- **Source records**:
====
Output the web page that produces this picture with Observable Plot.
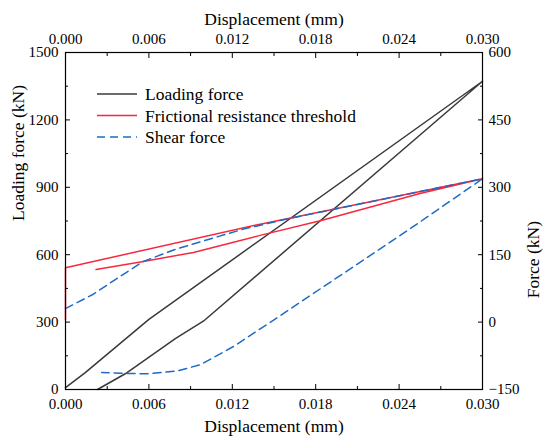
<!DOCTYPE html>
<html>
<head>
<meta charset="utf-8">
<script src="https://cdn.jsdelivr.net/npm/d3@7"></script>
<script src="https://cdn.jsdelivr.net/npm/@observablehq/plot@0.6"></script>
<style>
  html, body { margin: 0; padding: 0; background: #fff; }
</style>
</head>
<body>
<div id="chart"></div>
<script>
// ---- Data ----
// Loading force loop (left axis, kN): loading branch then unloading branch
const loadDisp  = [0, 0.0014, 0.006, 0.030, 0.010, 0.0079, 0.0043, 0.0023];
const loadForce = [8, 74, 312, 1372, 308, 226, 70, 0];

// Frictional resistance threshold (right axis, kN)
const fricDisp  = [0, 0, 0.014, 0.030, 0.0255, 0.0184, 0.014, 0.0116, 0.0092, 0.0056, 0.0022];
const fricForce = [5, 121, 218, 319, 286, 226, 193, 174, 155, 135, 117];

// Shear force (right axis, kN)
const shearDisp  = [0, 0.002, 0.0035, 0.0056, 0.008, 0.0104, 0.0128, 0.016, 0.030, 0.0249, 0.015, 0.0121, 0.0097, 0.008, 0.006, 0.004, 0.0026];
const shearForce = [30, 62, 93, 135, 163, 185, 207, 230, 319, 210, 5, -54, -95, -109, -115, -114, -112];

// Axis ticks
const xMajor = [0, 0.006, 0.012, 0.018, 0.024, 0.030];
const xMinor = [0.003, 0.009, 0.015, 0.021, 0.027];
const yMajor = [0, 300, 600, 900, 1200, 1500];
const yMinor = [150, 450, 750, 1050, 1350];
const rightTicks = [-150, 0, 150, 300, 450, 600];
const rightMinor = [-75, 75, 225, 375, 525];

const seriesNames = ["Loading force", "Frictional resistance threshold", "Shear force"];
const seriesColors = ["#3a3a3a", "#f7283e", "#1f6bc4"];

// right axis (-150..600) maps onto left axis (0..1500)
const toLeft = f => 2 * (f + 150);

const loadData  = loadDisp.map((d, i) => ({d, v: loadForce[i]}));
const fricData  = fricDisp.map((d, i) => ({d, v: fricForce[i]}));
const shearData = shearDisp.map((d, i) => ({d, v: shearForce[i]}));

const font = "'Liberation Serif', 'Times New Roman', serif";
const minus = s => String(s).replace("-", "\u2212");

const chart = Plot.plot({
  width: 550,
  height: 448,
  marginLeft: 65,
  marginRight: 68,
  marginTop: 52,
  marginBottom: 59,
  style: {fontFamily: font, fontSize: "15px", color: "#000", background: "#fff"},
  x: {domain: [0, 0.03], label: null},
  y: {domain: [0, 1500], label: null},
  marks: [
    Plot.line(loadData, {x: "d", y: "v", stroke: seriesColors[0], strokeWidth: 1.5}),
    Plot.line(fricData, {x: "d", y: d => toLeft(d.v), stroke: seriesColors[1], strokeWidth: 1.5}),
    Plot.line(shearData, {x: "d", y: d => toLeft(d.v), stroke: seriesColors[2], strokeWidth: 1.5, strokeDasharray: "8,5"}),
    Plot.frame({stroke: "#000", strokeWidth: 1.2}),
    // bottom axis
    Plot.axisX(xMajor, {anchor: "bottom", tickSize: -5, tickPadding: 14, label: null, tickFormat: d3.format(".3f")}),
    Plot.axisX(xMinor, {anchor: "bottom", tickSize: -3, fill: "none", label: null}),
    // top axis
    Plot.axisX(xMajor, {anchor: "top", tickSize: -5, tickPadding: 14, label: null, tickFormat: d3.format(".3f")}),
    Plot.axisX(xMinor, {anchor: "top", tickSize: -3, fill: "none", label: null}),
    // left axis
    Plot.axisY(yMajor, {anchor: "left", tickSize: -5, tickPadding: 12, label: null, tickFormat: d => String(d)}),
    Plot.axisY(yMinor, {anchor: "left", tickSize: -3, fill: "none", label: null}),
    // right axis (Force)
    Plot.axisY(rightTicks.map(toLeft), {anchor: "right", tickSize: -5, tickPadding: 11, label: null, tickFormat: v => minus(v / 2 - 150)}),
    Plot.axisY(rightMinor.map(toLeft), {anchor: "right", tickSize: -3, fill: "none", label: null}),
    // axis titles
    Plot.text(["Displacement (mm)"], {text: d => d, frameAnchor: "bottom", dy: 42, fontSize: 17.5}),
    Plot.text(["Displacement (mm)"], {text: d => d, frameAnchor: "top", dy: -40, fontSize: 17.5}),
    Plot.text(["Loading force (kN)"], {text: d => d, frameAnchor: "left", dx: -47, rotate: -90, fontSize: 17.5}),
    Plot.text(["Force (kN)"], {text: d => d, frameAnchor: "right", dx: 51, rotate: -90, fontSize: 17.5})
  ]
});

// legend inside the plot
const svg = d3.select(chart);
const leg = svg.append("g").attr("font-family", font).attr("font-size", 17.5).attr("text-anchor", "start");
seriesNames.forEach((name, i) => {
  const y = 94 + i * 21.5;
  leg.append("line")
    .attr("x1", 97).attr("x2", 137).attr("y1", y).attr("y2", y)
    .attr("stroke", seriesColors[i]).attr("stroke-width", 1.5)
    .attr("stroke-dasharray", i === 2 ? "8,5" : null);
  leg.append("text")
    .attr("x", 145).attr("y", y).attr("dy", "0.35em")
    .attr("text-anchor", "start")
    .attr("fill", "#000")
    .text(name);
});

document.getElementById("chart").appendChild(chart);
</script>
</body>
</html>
====
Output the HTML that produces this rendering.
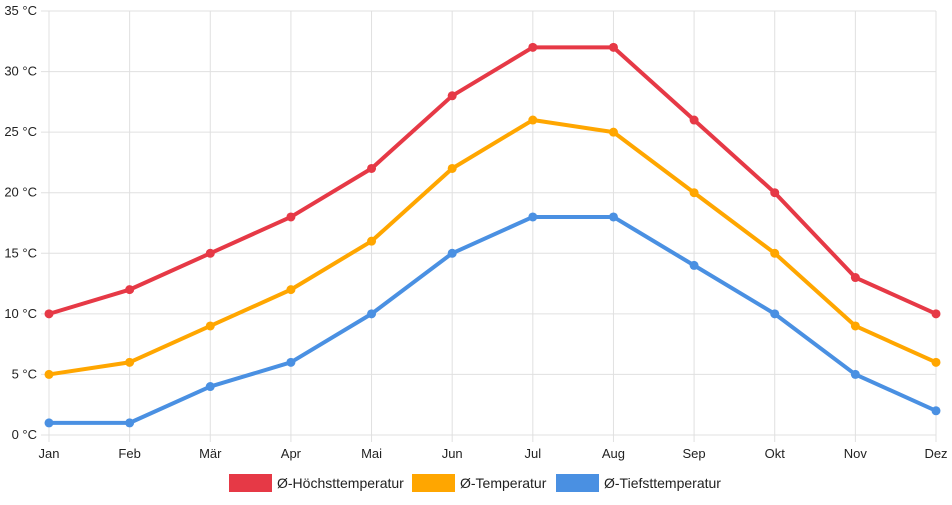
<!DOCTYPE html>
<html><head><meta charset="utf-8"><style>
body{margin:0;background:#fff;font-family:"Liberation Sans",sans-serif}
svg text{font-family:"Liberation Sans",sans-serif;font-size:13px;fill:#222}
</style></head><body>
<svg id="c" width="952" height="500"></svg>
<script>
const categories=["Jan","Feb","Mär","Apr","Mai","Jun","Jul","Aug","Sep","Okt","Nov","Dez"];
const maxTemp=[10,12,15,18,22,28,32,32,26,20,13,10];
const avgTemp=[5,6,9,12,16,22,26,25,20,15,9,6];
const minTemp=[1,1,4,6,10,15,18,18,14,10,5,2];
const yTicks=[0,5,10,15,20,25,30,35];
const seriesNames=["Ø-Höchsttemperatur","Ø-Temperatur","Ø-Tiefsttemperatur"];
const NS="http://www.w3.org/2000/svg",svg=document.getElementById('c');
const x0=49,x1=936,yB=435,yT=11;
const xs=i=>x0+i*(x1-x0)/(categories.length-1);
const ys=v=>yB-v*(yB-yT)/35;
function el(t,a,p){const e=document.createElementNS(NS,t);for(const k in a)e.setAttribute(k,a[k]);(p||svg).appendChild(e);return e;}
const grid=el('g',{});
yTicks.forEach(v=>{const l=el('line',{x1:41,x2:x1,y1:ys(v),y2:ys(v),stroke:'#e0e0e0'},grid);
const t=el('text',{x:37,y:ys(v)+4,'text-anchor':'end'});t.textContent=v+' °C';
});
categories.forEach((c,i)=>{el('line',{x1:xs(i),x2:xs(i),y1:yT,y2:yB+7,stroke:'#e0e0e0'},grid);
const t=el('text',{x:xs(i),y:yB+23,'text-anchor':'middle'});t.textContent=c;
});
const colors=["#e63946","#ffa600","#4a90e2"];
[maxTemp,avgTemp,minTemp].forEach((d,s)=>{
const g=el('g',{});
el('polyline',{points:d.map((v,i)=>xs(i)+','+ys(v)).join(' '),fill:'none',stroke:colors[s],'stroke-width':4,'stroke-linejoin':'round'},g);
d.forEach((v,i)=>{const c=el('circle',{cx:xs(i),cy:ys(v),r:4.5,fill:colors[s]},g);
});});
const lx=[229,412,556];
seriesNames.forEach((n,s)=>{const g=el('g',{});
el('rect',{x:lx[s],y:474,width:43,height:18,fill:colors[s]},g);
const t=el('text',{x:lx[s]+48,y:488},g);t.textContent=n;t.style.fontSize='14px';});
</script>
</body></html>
====
- **Required work**:
Word for word, restate the lines beginning with the one that has "Output the web" and ending with the one that has "155, 135, 117];". Keep both ends and skip any pictures.

- **Exercise answer**:
Output the web page that produces this picture with Observable Plot.
<!DOCTYPE html>
<html>
<head>
<meta charset="utf-8">
<script src="https://cdn.jsdelivr.net/npm/d3@7"></script>
<script src="https://cdn.jsdelivr.net/npm/@observablehq/plot@0.6"></script>
<style>
  html, body { margin: 0; padding: 0; background: #fff; }
</style>
</head>
<body>
<div id="chart"></div>
<script>
// ---- Data ----
// Loading force loop (left axis, kN): loading branch then unloading branch
const loadDisp  = [0, 0.0014, 0.006, 0.030, 0.010, 0.0079, 0.0043, 0.0023];
const loadForce = [8, 74, 312, 1372, 308, 226, 70, 0];

// Frictional resistance threshold (right axis, kN)
const fricDisp  = [0, 0, 0.014, 0.030, 0.0255, 0.0184, 0.014, 0.0116, 0.0092, 0.0056, 0.0022];
const fricForce = [5, 121, 218, 319, 286, 226, 193, 174, 155, 135, 117];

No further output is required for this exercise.